**Materials provided**
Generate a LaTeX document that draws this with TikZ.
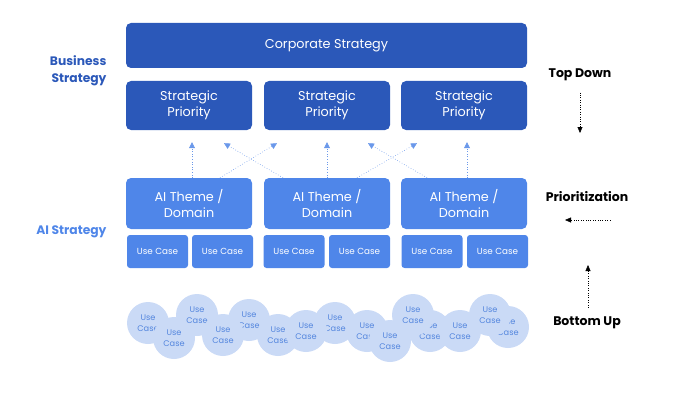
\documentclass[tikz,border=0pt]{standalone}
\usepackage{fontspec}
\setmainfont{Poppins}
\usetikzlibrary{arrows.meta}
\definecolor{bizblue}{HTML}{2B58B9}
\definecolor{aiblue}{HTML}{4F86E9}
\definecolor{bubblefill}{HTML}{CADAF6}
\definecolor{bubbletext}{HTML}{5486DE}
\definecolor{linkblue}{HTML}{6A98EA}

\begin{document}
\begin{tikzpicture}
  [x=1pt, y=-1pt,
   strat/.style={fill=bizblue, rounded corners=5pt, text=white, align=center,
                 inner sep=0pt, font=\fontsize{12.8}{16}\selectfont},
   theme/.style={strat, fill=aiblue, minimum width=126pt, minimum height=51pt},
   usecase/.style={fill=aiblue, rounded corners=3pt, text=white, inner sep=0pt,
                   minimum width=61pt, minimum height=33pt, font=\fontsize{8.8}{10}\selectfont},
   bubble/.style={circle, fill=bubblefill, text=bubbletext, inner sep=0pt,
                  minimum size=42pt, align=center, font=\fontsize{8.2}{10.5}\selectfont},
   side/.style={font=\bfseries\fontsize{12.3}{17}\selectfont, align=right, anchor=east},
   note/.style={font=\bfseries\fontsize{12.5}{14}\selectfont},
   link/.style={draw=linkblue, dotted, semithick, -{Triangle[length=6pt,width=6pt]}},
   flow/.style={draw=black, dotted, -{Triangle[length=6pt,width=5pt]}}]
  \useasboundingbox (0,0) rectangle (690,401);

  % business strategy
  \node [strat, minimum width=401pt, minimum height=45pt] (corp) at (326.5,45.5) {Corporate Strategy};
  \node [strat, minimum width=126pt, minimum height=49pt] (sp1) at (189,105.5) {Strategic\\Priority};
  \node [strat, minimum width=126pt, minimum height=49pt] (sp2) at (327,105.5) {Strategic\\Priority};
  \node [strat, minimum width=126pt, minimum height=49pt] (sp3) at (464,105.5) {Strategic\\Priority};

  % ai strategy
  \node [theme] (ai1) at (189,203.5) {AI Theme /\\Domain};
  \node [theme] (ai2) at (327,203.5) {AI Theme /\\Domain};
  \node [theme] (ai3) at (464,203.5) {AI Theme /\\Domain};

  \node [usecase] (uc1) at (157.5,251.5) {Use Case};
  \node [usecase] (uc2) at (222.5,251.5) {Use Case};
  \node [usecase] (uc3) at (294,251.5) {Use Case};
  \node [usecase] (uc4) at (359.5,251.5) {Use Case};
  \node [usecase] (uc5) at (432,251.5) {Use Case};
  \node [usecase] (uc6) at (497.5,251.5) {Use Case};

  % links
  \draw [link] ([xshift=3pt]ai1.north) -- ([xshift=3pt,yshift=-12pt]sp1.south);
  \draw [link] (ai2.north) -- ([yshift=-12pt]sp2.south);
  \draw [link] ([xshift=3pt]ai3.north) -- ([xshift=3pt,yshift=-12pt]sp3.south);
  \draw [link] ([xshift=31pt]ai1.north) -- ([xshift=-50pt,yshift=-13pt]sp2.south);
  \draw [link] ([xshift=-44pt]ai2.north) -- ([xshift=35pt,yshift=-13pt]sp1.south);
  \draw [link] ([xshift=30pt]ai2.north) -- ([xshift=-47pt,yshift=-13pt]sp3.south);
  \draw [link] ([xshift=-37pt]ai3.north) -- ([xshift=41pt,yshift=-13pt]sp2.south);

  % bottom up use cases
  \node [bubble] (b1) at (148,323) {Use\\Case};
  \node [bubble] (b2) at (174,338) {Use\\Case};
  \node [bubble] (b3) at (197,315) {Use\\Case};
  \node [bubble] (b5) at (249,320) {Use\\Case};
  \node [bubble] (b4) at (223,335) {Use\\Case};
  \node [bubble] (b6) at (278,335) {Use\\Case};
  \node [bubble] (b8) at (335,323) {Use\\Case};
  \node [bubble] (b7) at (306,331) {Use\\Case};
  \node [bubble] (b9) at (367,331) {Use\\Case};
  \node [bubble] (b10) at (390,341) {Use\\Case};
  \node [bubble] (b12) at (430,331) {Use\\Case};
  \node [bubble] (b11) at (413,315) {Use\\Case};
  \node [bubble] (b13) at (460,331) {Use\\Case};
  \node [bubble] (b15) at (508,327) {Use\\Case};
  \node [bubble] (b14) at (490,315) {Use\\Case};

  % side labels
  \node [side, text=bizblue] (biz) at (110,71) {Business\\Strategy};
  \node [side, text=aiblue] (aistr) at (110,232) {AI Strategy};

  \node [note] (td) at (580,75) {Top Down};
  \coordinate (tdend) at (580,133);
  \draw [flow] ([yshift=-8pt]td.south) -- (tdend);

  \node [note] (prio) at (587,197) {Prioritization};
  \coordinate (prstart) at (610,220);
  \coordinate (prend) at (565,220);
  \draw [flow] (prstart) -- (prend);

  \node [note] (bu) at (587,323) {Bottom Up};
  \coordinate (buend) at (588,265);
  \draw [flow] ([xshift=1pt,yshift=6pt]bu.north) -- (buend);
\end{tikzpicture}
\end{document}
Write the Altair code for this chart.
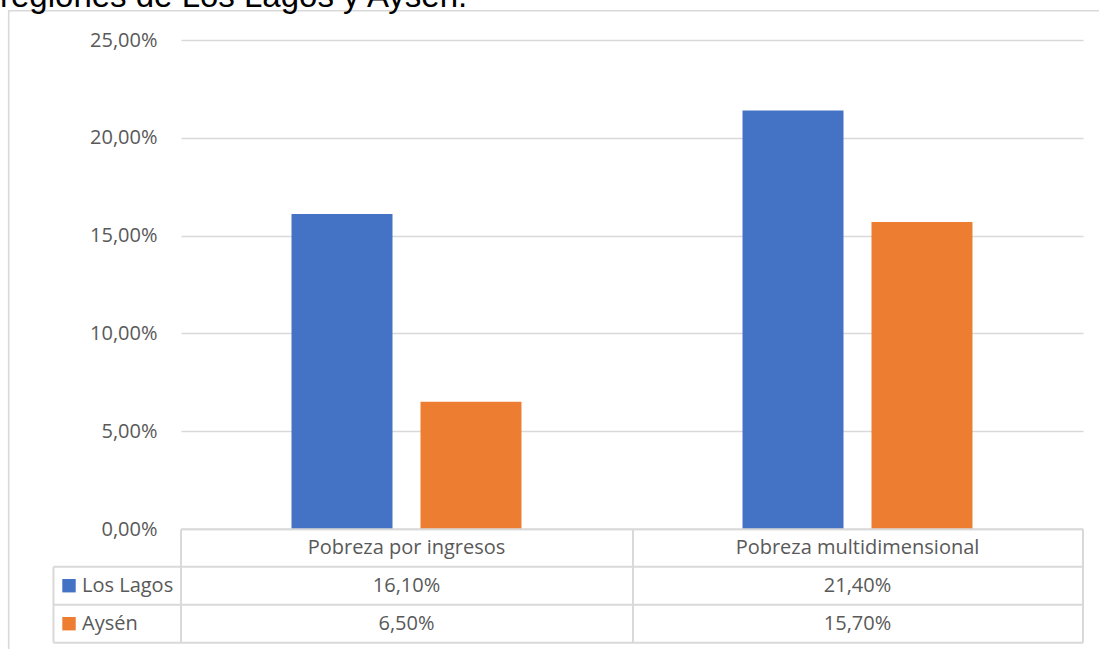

**Short exercise**
Write out the data precisely as given, excluding the pictures.

**Response for this exercise**
Generate a LaTeX document that draws this with TikZ.
\documentclass[tikz,border=0pt]{standalone}
\usepackage{fontspec}
\setmainfont{Poppins}
\usetikzlibrary{arrows.meta}
\definecolor{bizblue}{HTML}{2B58B9}
\definecolor{aiblue}{HTML}{4F86E9}
\definecolor{bubblefill}{HTML}{CADAF6}
\definecolor{bubbletext}{HTML}{5486DE}
\definecolor{linkblue}{HTML}{6A98EA}

\begin{document}
\begin{tikzpicture}
  [x=1pt, y=-1pt,
   strat/.style={fill=bizblue, rounded corners=5pt, text=white, align=center,
                 inner sep=0pt, font=\fontsize{12.8}{16}\selectfont},
   theme/.style={strat, fill=aiblue, minimum width=126pt, minimum height=51pt},
   usecase/.style={fill=aiblue, rounded corners=3pt, text=white, inner sep=0pt,
                   minimum width=61pt, minimum height=33pt, font=\fontsize{8.8}{10}\selectfont},
   bubble/.style={circle, fill=bubblefill, text=bubbletext, inner sep=0pt,
                  minimum size=42pt, align=center, font=\fontsize{8.2}{10.5}\selectfont},
   side/.style={font=\bfseries\fontsize{12.3}{17}\selectfont, align=right, anchor=east},
   note/.style={font=\bfseries\fontsize{12.5}{14}\selectfont},
   link/.style={draw=linkblue, dotted, semithick, -{Triangle[length=6pt,width=6pt]}},
   flow/.style={draw=black, dotted, -{Triangle[length=6pt,width=5pt]}}]
  \useasboundingbox (0,0) rectangle (690,401);

  % business strategy
  \node [strat, minimum width=401pt, minimum height=45pt] (corp) at (326.5,45.5) {Corporate Strategy};
  \node [strat, minimum width=126pt, minimum height=49pt] (sp1) at (189,105.5) {Strategic\\Priority};
  \node [strat, minimum width=126pt, minimum height=49pt] (sp2) at (327,105.5) {Strategic\\Priority};
  \node [strat, minimum width=126pt, minimum height=49pt] (sp3) at (464,105.5) {Strategic\\Priority};

  % ai strategy
  \node [theme] (ai1) at (189,203.5) {AI Theme /\\Domain};
  \node [theme] (ai2) at (327,203.5) {AI Theme /\\Domain};
  \node [theme] (ai3) at (464,203.5) {AI Theme /\\Domain};

  \node [usecase] (uc1) at (157.5,251.5) {Use Case};
  \node [usecase] (uc2) at (222.5,251.5) {Use Case};
  \node [usecase] (uc3) at (294,251.5) {Use Case};
  \node [usecase] (uc4) at (359.5,251.5) {Use Case};
  \node [usecase] (uc5) at (432,251.5) {Use Case};
  \node [usecase] (uc6) at (497.5,251.5) {Use Case};

  % links
  \draw [link] ([xshift=3pt]ai1.north) -- ([xshift=3pt,yshift=-12pt]sp1.south);
  \draw [link] (ai2.north) -- ([yshift=-12pt]sp2.south);
  \draw [link] ([xshift=3pt]ai3.north) -- ([xshift=3pt,yshift=-12pt]sp3.south);
  \draw [link] ([xshift=31pt]ai1.north) -- ([xshift=-50pt,yshift=-13pt]sp2.south);
  \draw [link] ([xshift=-44pt]ai2.north) -- ([xshift=35pt,yshift=-13pt]sp1.south);
  \draw [link] ([xshift=30pt]ai2.north) -- ([xshift=-47pt,yshift=-13pt]sp3.south);
  \draw [link] ([xshift=-37pt]ai3.north) -- ([xshift=41pt,yshift=-13pt]sp2.south);

  % bottom up use cases
  \node [bubble] (b1) at (148,323) {Use\\Case};
  \node [bubble] (b2) at (174,338) {Use\\Case};
  \node [bubble] (b3) at (197,315) {Use\\Case};
  \node [bubble] (b5) at (249,320) {Use\\Case};
  \node [bubble] (b4) at (223,335) {Use\\Case};
  \node [bubble] (b6) at (278,335) {Use\\Case};
  \node [bubble] (b8) at (335,323) {Use\\Case};
  \node [bubble] (b7) at (306,331) {Use\\Case};
  \node [bubble] (b9) at (367,331) {Use\\Case};
  \node [bubble] (b10) at (390,341) {Use\\Case};
  \node [bubble] (b12) at (430,331) {Use\\Case};
  \node [bubble] (b11) at (413,315) {Use\\Case};
  \node [bubble] (b13) at (460,331) {Use\\Case};
  \node [bubble] (b15) at (508,327) {Use\\Case};
  \node [bubble] (b14) at (490,315) {Use\\Case};

  % side labels
  \node [side, text=bizblue] (biz) at (110,71) {Business\\Strategy};
  \node [side, text=aiblue] (aistr) at (110,232) {AI Strategy};

  \node [note] (td) at (580,75) {Top Down};
  \coordinate (tdend) at (580,133);
  \draw [flow] ([yshift=-8pt]td.south) -- (tdend);

  \node [note] (prio) at (587,197) {Prioritization};
  \coordinate (prstart) at (610,220);
  \coordinate (prend) at (565,220);
  \draw [flow] (prstart) -- (prend);

  \node [note] (bu) at (587,323) {Bottom Up};
  \coordinate (buend) at (588,265);
  \draw [flow] ([xshift=1pt,yshift=6pt]bu.north) -- (buend);
\end{tikzpicture}
\end{document}
Write the Altair code for this chart.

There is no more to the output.